I opened the card and saw my husband looking at me with excitement and anticipation. When I read the words ‘Glamour Photoshoot’ my heart sank and I immediately felt an overwhelming feeling of shame.
It had been 10 days since the birth of my second son and not the way I had planned to spend my 30th birthday. I had hoped for a nice sandy beach, cocktails in the sun and the company of my favourite girlfriends.
My body had other ideas, and instead, I was bloated and breastfeeding, hardly the glamorous celebration I had hoped for.
My body had changed so much over the past four years, it no longer belonged to me, instead I had become a vessel for bearing and nurturing children.

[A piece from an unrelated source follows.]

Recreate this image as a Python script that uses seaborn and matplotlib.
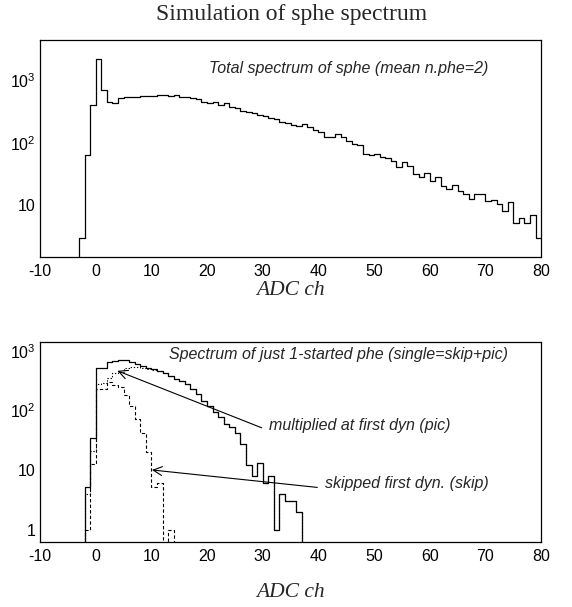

The prospect of drinking champagne, taking my clothes off and posing for a stranger terrified me. I looked up at my husband who was grinning at me, clearly proud of his present, and I burst into tears. I knew he had nothing but the best intentions, hoping to get me back to a place of self love and worth, but I had no desire to see myself as a woman again, nor did I want anyone else to.
The day finally came, over a year later, I couldn’t put it off any longer. I kissed my children goodbye, gave my husband one last knowing glare, packed up my wardrobe and headed into the city.
What happened next actually surprised me. I filled out a form to determine why I was there. I circled the NATURAL option, and in the notes I added “mother of two young children, trying to accept my body again. Please, be kind.”